Friday, December 14, 2012

.

I have watched the news. 

I have seen the look in their eyes. 

Pain. Anger. Complete shock. Desperation. 

But can you imagine what He is feeling. He Who created each of those kids. He Who created that 20 year old shooter. 

What grief He must be feeling watching this unfold. Even though He knew what was going to happen today.  We have created this evil. We have grieved His heart. 

The world in which we live is evil. There is no way around that. We have allowed sin to overtake the world. 

I fear this is only the beginning. I don't think our world is going to improve. Not this side of heaven. We will reach out to them. We will band together to support, love, and pray for them. But the root of our world is still evil. 

Satan will only have his way for so long. 

Be near, Dear Lord Jesus in heaven. Bring us to our knees. Come quickly.  Please come ever so swiftly.

Thursday, November 1, 2012

idolatry



(I wrote this a few months ago....thought it was still worth posting)

I think we can all identify areas in our lives where/when we put things before God. We allow the things in our lives that we love to become an idol. We worship them by giving into their pleasures. We get excited when thinking about them, allowing our minds to be consumed with them often.

I have often thought of idols as something we view as positive in our lives. We enjoy the thought of having enough money to buy what we want. We idolize the new gaming system to the point of "I must have that!". We spend our time with these idol and away from the Lord. I am not suggesting that simply having the gaming system takes us away from the Lord, but rather, when we allow our joy to be found in these pleasures.

But recently, I have looked at negative things we idolize. Worry. Defeat. Sadness. When capitalizing on these things, we allow them to become idols in our lives. For me, a recent loss in my life has created a strong sense of anxiety. There is no doubt that I idolize this feeling. I wish I could sit here and tell you I have a handle on it, that the more I pray about it, the less anxiety I have. But it's still there. Every day.

It brings me to my knees and some days all I can say is "The Lord will fight for you; you need only be still." Exodus 14:14


Thursday, July 12, 2012

Everyone loves a good Before and After picture, right?

I have this weird obsession with taking pictures of my hair the day I have it done by my stylist...I just use my photobooth on my computer so the picture quality is terrible, but I thought I would show a little before and after for fun. 
Before: 





After:

OK, ok, so this before and after has nothing to do with my HAIR! My hair is done in all the pictures. Not looking so great in the last picture (right above)....must have been end of the day.

The before and after in these pictures...can you guess?

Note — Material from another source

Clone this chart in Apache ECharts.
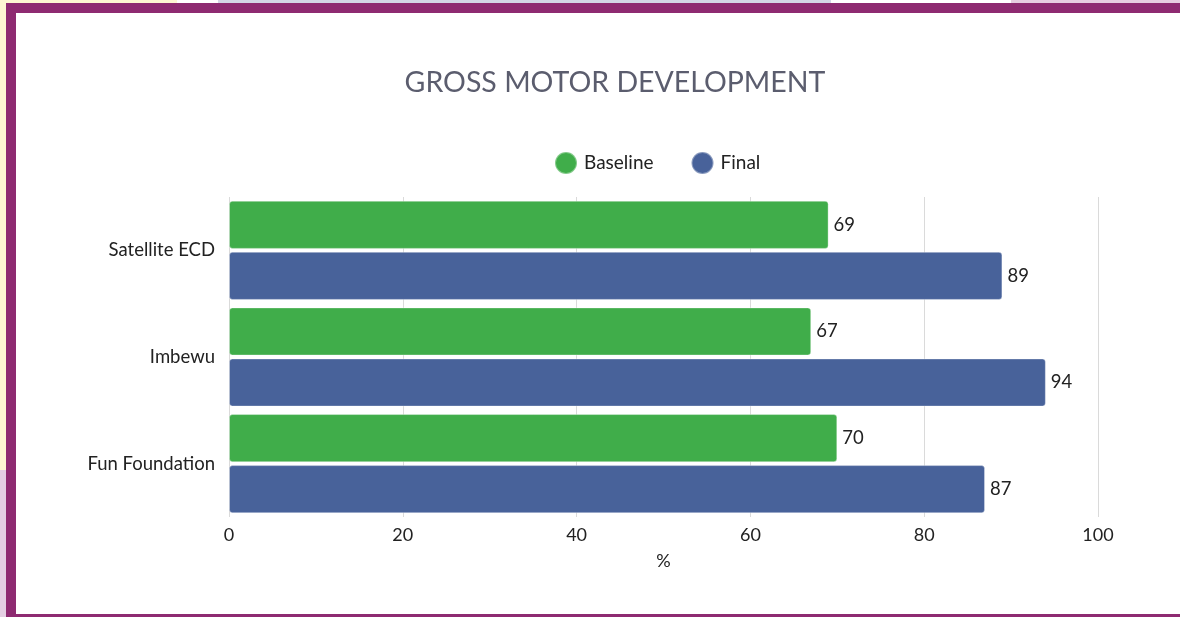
<!DOCTYPE html>
<html>
<head>
<meta charset="utf-8">
<title>Gross Motor Development</title>
<script src="https://cdn.jsdelivr.net/npm/echarts@6/dist/echarts.min.js"></script>
<style>
  html, body { margin: 0; padding: 0; width: 1180px; height: 617px; overflow: hidden; background: #ffffff; }
  .deco { position: absolute; }
  .frame {
    position: absolute; left: 6px; top: 3px; width: 1184px; height: 601px;
    background: #ffffff;
    border-left: 10px solid #8e2a71; border-top: 10px solid #8e2a71; border-bottom: 3px solid #8e2a71;
  }
  #main { position: absolute; left: 0; top: 0; width: 1180px; height: 617px; }
</style>
</head>
<body>
<div class="deco" style="left:0;top:0;width:177px;height:470px;background:#fdf6d2"></div>
<div class="deco" style="left:218px;top:0;width:613px;height:4px;background:#d3d6e6"></div>
<div class="deco" style="left:1011px;top:0;width:169px;height:4px;background:#e6cde0"></div>
<div class="deco" style="left:0;top:470px;width:8px;height:147px;background:#e4cfe3"></div>
<div class="frame"></div>
<div id="main"></div>
<script>
// data
const categories = ['Satellite ECD', 'Imbewu', 'Fun Foundation'];
const baseline = [69, 67, 70];
const finalVals = [89, 94, 87];
const xTicks = [0, 20, 40, 60, 80, 100];

const FONT = 'Lato, "Open Sans", sans-serif';

const chart = echarts.init(document.getElementById('main'));
const option = {
  backgroundColor: 'transparent',
  textStyle: { fontFamily: FONT },
  title: {
    text: 'GROSS MOTOR DEVELOPMENT',
    left: 610,
    textAlign: 'center',
    top: 63,
    textStyle: { fontFamily: FONT, fontSize: 28.5, fontWeight: 'normal', color: '#5b5d6e' }
  },
  legend: {
    data: ['Baseline', 'Final'],
    left: 549,
    top: 146,
    icon: 'circle',
    itemWidth: 22,
    itemHeight: 22,
    itemGap: 37,
    textStyle: { fontFamily: FONT, fontSize: 19, color: '#222222', padding: [0, 0, 0, 2] }
  },
  grid: { left: 229, right: 82, top: 197, bottom: 100, containLabel: false },
  xAxis: {
    type: 'value',
    min: xTicks[0],
    max: xTicks[xTicks.length - 1],
    interval: xTicks[1] - xTicks[0],
    name: '%',
    nameLocation: 'middle',
    nameGap: 35,
    nameTextStyle: { fontFamily: FONT, fontSize: 18, color: '#222222' },
    axisLine: { show: false },
    axisTick: { show: false },
    axisLabel: { fontFamily: FONT, fontSize: 18, color: '#222222', margin: 9 },
    splitLine: { show: true, lineStyle: { color: '#dadada', width: 1 } }
  },
  yAxis: {
    type: 'category',
    data: categories,
    inverse: true,
    axisLine: { show: false },
    axisTick: { show: false },
    axisLabel: { fontFamily: FONT, fontSize: 18.5, color: '#222222', margin: 14 }
  },
  series: [
    {
      name: 'Baseline',
      type: 'bar',
      data: baseline,
      barCategoryGap: '7%',
      barGap: '6%',
      itemStyle: { color: '#40ad4a', borderRadius: 3, borderColor: 'rgba(255,255,255,0.35)', borderWidth: 1 },
      label: { show: true, position: 'right', distance: 5, fontFamily: FONT, fontSize: 18.5, color: '#222222' }
    },
    {
      name: 'Final',
      type: 'bar',
      data: finalVals,
      itemStyle: { color: '#48629a', borderRadius: 3, borderColor: 'rgba(255,255,255,0.35)', borderWidth: 1 },
      label: { show: true, position: 'right', distance: 5, fontFamily: FONT, fontSize: 18.5, color: '#222222' }
    }
  ]
};
chart.setOption(option);
</script>
</body>
</html>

(One from tonight, just for fun...hair definitely NOT done!)



Did you guess??















See you NEVER FORTY-FIVE POUNDS!




PEACE!

Wednesday, June 13, 2012

Tuesday, May 15, 2012

Photo Shoot

My cousin is a photographer, and she is putting together a book with the owners of a European boutique and a salon. I had the pleasure of modeling an outfit from the boutique. I don't have the professional pictures, but I just love this pic. I took it, and it kills me that it's blurry!!

 Had my hair and makeup done! Not even sure why I love this pic, but I do! ha!



Sporting the fake eyelashes!

Sunday, April 15, 2012

There are so many things I could post here.

Lots to tell.

Much I can't tell.

Life has taken an interesting road lately.

Clinging ever so strongly to Exodus 14:14...

"The Lord will fight for you; you need only be still."



So thankful for the ways the Lord has been showing His faithfulness to me. "Do not be afraid. Stand firm and you will see the deliverance the LORD will bring you today." Ex. 14:13



Wednesday, January 25, 2012

Here..worth the listen


I just downloaded Kari Jobe's new CD, Where I Find You. Seriously SO worth it! Listen and fall in love with the Lord all over again. Amazing. Beautiful. Truthful. I love it!

Friday, January 20, 2012

a peace that passes understanding

If you run in the Christian circle, you undoubtedly know the phrase "a peace that passes all understanding". It's taken from Phil 4:7.

I have been thinking a lot about this phrase...and the responsibility that comes with it. As we walk through life's circumstances, we face trials. Those who don't know the Lord watch us closely. They want to know how we will handle situations. Will we crumble? Will be hold on to Jesus? Or will be grumble and complain like many? We have the choice to make and a testimony to uphold.

When I find myself in a trial, I worry. I allow my mind to race, play out different scenarios, and oftentimes become physically ill. I deny that peace the Lord gives us. It's almost a minute by minute battle that I have with myself and the Lord.

But as a Christian do I not have the responsibility to show the strength of the Lord? That even when I am facing something difficult, I can still find peace? But at the same time, I want to be real about the struggle.

I am finding myself in this place of figuring out the balance. How do I grasp onto His peace without hiding the mere fact that it's difficult. How do you explain that to nonbelievers and maintain His name?